I can’t wait to break everything down and explain it from the beginning. So obviously this calls for another blog series.
Introducing…
{ A Grand Life }
In the last five months I’ve become a bridesmaid to my best friend, got a rib tat (don’t recommend it at all) and some wildflowers, met a wonderful guy, took a mini vacay in Florida, saw Thomas Rhett live, got a “big girl” job, bought my dream car, and so much more. This all sounds grand, which it totally was, but throughout the last five months, I’ve also experienced some major bumps in the road, insecurities I didn’t know I had, and crazy life problems that all have taught me so much about myself and what it truly means to be an adult.
i.e.
- Purchasing a used vehicle is as eerie as it sounds. I’ll give you some pointers that I learned throughout my experience.
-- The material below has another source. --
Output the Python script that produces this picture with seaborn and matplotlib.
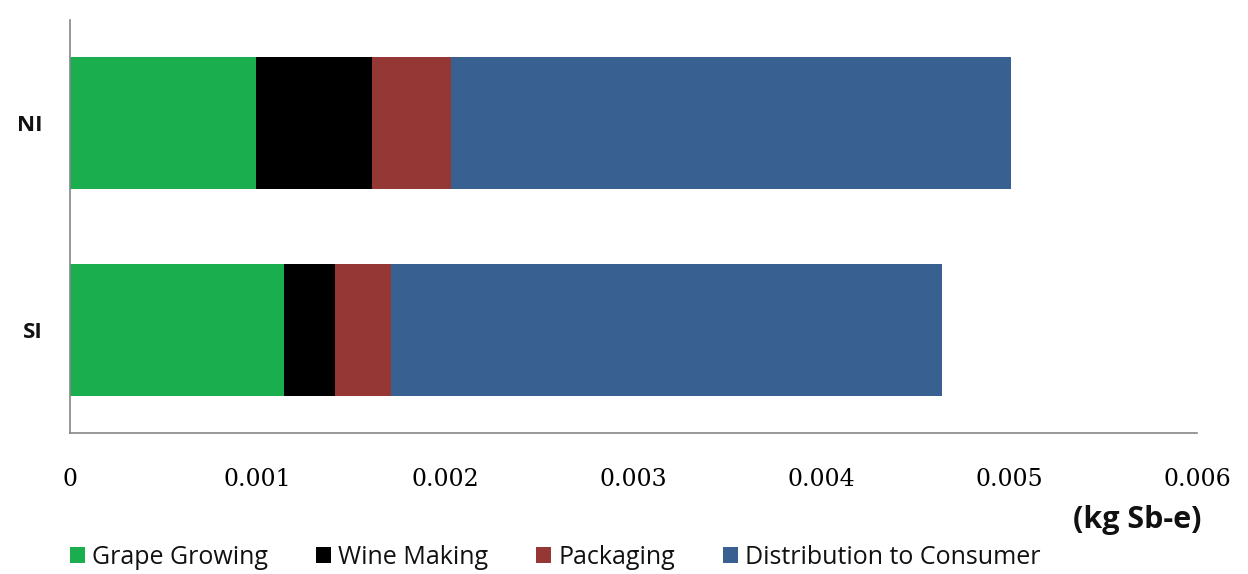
import numpy as np
import pandas as pd
import matplotlib.pyplot as plt
from matplotlib.patches import Patch
import seaborn as sns

# values (kg Sb-e)
regions = ["NI", "SI"]
stages = ["Grape Growing", "Wine Making", "Packaging", "Distribution to Consumer"]
grape_growing = [0.00099, 0.00114]
wine_making = [0.00062, 0.00027]
packaging = [0.00042, 0.00030]
distribution = [0.00298, 0.00293]
colors = ["#1BAE4F", "#000000", "#953735", "#386192"]
x_ticks = [0, 0.001, 0.002, 0.003, 0.004, 0.005, 0.006]

sns.set_theme(style="white")
plt.rcParams["font.family"] = ["Open Sans", "DejaVu Sans"]

segments = np.array([grape_growing, wine_making, packaging, distribution])
cumulative = np.cumsum(segments, axis=0)

W, H = 1248, 574
fig = plt.figure(figsize=(W / 100, H / 100), dpi=100)
ax = fig.add_axes([70 / W, 1 - 433 / H, (1197 - 70) / W, (433 - 20) / H])

# stacked bars: draw the longest cumulative first, then overlay shorter ones
for i in reversed(range(len(stages))):
    df = pd.DataFrame({"region": regions, "value": cumulative[i]})
    sns.barplot(data=df, x="value", y="region", color=colors[i], orient="h",
                width=0.64, saturation=1, linewidth=0, ax=ax)

ax.set_xlim(0, 0.006)
ax.set_ylim(1.5, -0.5)
ax.set_xticks(x_ticks)
ax.set_xticklabels(["0" if t == 0 else f"{t:.3f}" for t in x_ticks],
                   fontsize=17, family="DejaVu Serif", color="#000000")
ax.set_yticklabels(regions, fontsize=16, fontweight="bold", color="#111111")
ax.tick_params(axis="x", length=0, pad=25)
ax.tick_params(axis="y", length=0, pad=20)
ax.set_xlabel("")
ax.set_ylabel("")
sns.despine(ax=ax)
for side in ["left", "bottom"]:
    ax.spines[side].set_color("#868686")
    ax.spines[side].set_linewidth(1.2)

fig.text(1137 / W, 1 - 520 / H, "(kg Sb-e)", ha="center", va="center",
         fontsize=22, fontweight="bold", color="#111111")

handles = [Patch(facecolor=c, edgecolor="none") for c in colors]
fig.legend(handles, stages, loc="center left", bbox_to_anchor=(70 / W, 1 - 557 / H),
           ncol=4, frameon=False, fontsize=18, handlelength=0.6, handleheight=0.6,
           handletextpad=0.3, columnspacing=1.9, borderaxespad=0, borderpad=0)
for t in fig.legends[0].get_texts():
    t.set_color("#111111")

fig.savefig("out.png", dpi=100)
- Good things do come when you decide to be patient and trust the universe. And, boy, do I have a story for y’all. *insert cheesy smile here*
- Respecting yourself and who you are is important. I’ll tell you why I think so.
- The beach has the power to cure just about any foul mood I’m in.
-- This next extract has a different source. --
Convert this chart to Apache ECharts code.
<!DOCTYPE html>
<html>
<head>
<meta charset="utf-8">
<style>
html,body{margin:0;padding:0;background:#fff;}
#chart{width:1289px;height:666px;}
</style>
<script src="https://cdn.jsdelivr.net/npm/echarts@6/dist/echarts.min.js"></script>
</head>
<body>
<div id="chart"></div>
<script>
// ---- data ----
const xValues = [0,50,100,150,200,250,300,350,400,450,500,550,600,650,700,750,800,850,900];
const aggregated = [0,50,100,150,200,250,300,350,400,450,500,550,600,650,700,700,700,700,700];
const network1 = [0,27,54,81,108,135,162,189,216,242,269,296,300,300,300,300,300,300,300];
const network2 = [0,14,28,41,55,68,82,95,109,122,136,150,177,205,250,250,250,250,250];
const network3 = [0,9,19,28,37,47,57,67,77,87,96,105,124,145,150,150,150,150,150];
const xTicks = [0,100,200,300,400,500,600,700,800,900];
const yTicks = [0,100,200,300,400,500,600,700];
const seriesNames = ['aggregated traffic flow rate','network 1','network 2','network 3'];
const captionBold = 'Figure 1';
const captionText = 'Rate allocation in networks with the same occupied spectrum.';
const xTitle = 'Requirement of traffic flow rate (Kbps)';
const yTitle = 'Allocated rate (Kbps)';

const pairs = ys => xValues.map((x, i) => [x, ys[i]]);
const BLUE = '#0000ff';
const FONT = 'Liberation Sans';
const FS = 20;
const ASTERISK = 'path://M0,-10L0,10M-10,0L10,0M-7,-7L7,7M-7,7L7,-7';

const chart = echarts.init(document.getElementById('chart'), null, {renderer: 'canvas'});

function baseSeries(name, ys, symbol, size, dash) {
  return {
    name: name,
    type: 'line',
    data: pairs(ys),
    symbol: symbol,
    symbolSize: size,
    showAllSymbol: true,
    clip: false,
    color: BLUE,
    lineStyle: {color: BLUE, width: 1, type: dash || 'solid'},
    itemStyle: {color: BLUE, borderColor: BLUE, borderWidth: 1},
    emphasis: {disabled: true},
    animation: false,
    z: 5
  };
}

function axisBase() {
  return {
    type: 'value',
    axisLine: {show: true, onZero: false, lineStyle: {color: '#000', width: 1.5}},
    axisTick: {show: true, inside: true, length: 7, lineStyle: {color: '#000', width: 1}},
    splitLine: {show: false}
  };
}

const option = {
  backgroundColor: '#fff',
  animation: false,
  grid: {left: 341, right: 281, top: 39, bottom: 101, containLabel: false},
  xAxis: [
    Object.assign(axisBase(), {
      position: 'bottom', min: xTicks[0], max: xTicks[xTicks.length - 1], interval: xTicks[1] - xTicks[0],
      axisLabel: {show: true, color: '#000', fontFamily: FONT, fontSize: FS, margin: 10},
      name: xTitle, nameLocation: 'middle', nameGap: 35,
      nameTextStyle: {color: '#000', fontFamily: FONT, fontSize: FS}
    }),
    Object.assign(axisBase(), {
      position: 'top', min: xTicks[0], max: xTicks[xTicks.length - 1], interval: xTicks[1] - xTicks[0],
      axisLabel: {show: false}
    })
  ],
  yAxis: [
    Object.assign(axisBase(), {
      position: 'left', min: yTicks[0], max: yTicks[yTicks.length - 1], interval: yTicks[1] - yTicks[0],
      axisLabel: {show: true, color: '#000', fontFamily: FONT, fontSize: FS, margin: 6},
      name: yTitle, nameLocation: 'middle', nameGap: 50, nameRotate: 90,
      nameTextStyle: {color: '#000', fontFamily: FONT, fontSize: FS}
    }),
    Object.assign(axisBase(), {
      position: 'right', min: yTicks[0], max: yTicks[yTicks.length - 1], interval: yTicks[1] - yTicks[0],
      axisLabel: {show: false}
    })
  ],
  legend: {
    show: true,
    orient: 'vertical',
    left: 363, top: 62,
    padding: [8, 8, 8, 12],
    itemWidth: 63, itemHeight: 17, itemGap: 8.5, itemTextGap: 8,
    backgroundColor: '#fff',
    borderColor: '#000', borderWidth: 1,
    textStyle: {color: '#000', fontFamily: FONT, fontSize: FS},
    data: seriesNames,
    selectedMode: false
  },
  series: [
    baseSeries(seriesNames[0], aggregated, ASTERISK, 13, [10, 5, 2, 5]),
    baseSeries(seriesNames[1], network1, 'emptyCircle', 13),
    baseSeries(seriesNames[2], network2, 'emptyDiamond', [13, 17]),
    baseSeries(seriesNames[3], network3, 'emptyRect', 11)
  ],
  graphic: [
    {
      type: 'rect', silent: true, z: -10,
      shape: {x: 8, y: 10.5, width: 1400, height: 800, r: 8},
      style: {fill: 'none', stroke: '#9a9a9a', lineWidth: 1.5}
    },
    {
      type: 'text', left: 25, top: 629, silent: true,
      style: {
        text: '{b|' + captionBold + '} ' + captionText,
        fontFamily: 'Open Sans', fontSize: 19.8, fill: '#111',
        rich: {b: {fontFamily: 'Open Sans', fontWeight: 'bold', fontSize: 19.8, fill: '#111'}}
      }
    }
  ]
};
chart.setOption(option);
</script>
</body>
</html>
- Live music is always the best option.
- It’s okay to be scared when entering a new relationship with someone.
- There are two types of people in the world that will enter your life: those that are there for that specific season, and those that come in and root themselves in. I’ll tell you how I learned the difference.
A trip down memory lane: A year ago today, literally one year ago, I was sitting on a boat with my parents and my ex. Dad was unreeling his pole and Mama was laying out on her chair. He was sitting in the corner with his nose in his phone, not really paying attention to much. I was looking out across the water, my arm dangling off the side of the boat, as it mirrored the overcast sky. Country music was playing in the background while Dad rambled on about why this particular spot was a good place to catch fish. Mama and I was smiling at him. And then soon everything got quiet as the sun poked out from behind the clouds. Dad sunk down and sat next to Mama as she tipped her head back on her chair and closed her eyes. I gave them one last smile and looked in the direction of my husband, at the time. One word comes to mind when I reflect on that particular moment: vacant. I turned my head away and stared down at the reflection of the sun shining like glass on the surface of the water, and even though it was bright and beautiful, I felt so defeated and lost in that moment.
It’s funny how much life changes. I look back on that version of myself and tear up a little, b/c I want to go back in time and tell her things are going to be okay; that life is about to rip you apart, but then put you back together in the most beautiful way. I’d tell her a lot more, but for the most part I’d just assure her that she’s going to get everything she ever wanted; especially out of love.
I know, I know. I’m getting a little too mushy. So I’m going to rein in a little.
Point is, I am so proud of all of the things I’ve faced and learned in the last five months (in the last year, really). Life has been a wild adventure, that’s for sure, but with classes out for the summer, work a little more at ease, and my schedule calmer than usual, I am finally at a place where I can take a breath and put my words in actual coherent sentences.